── SOURCE DATA
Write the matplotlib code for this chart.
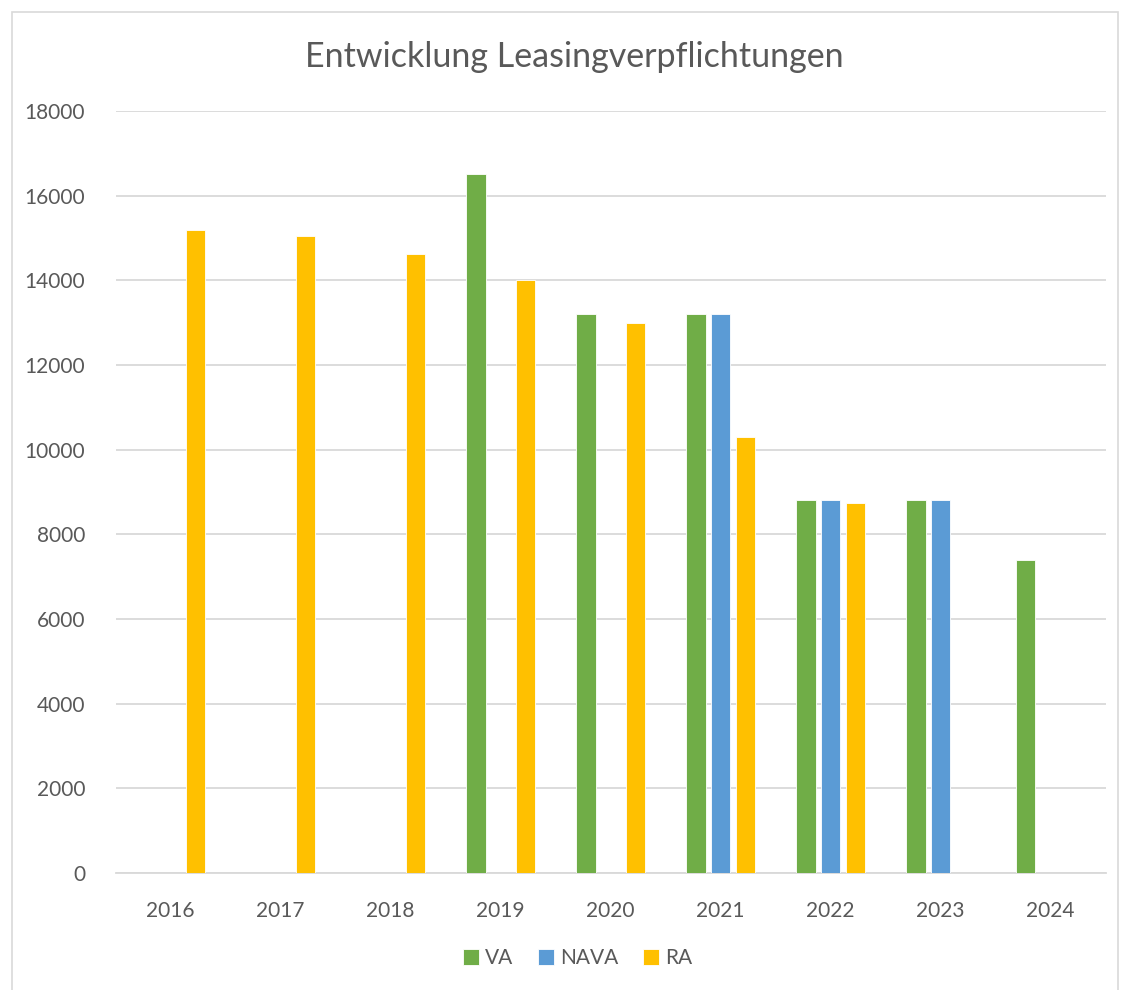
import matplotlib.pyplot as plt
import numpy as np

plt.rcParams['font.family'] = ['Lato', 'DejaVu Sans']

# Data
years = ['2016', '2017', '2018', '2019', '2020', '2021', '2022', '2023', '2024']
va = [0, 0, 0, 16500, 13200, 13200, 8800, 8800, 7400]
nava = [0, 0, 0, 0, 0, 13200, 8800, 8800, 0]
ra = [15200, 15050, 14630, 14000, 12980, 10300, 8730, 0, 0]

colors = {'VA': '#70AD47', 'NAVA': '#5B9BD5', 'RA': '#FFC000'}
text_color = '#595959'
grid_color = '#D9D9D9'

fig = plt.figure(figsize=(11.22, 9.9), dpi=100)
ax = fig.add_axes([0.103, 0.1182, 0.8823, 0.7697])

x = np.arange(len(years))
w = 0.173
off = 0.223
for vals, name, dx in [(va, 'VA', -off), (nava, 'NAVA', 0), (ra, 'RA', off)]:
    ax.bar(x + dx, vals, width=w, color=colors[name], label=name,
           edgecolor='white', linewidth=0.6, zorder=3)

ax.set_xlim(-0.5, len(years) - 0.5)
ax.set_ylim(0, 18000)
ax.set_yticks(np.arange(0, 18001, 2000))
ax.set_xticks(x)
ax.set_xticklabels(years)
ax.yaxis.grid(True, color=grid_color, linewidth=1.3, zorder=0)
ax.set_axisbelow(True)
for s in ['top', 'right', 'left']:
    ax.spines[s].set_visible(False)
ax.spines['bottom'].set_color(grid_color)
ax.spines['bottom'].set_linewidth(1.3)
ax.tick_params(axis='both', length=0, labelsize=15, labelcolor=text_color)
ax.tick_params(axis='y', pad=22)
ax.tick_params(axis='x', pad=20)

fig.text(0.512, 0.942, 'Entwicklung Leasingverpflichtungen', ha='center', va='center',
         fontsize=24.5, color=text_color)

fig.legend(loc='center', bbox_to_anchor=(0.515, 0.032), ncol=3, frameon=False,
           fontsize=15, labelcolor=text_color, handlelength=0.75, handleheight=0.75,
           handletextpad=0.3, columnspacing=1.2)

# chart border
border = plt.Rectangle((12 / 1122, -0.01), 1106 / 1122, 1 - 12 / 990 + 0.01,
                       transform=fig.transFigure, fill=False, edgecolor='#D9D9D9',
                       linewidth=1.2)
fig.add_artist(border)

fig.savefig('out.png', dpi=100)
────
Set every line down exactly as written, leaving each picture out.

EXERCISE RESULT:
Write the matplotlib code for this chart.
import matplotlib.pyplot as plt
import numpy as np

plt.rcParams['font.family'] = ['Lato', 'DejaVu Sans']

# Data
years = ['2016', '2017', '2018', '2019', '2020', '2021', '2022', '2023', '2024']
va = [0, 0, 0, 16500, 13200, 13200, 8800, 8800, 7400]
nava = [0, 0, 0, 0, 0, 13200, 8800, 8800, 0]
ra = [15200, 15050, 14630, 14000, 12980, 10300, 8730, 0, 0]

colors = {'VA': '#70AD47', 'NAVA': '#5B9BD5', 'RA': '#FFC000'}
text_color = '#595959'
grid_color = '#D9D9D9'

fig = plt.figure(figsize=(11.22, 9.9), dpi=100)
ax = fig.add_axes([0.103, 0.1182, 0.8823, 0.7697])

x = np.arange(len(years))
w = 0.173
off = 0.223
for vals, name, dx in [(va, 'VA', -off), (nava, 'NAVA', 0), (ra, 'RA', off)]:
    ax.bar(x + dx, vals, width=w, color=colors[name], label=name,
           edgecolor='white', linewidth=0.6, zorder=3)

ax.set_xlim(-0.5, len(years) - 0.5)
ax.set_ylim(0, 18000)
ax.set_yticks(np.arange(0, 18001, 2000))
ax.set_xticks(x)
ax.set_xticklabels(years)
ax.yaxis.grid(True, color=grid_color, linewidth=1.3, zorder=0)
ax.set_axisbelow(True)
for s in ['top', 'right', 'left']:
    ax.spines[s].set_visible(False)
ax.spines['bottom'].set_color(grid_color)
ax.spines['bottom'].set_linewidth(1.3)
ax.tick_params(axis='both', length=0, labelsize=15, labelcolor=text_color)
ax.tick_params(axis='y', pad=22)
ax.tick_params(axis='x', pad=20)

fig.text(0.512, 0.942, 'Entwicklung Leasingverpflichtungen', ha='center', va='center',
         fontsize=24.5, color=text_color)

fig.legend(loc='center', bbox_to_anchor=(0.515, 0.032), ncol=3, frameon=False,
           fontsize=15, labelcolor=text_color, handlelength=0.75, handleheight=0.75,
           handletextpad=0.3, columnspacing=1.2)

# chart border
border = plt.Rectangle((12 / 1122, -0.01), 1106 / 1122, 1 - 12 / 990 + 0.01,
                       transform=fig.transFigure, fill=False, edgecolor='#D9D9D9',
                       linewidth=1.2)
fig.add_artist(border)

fig.savefig('out.png', dpi=100)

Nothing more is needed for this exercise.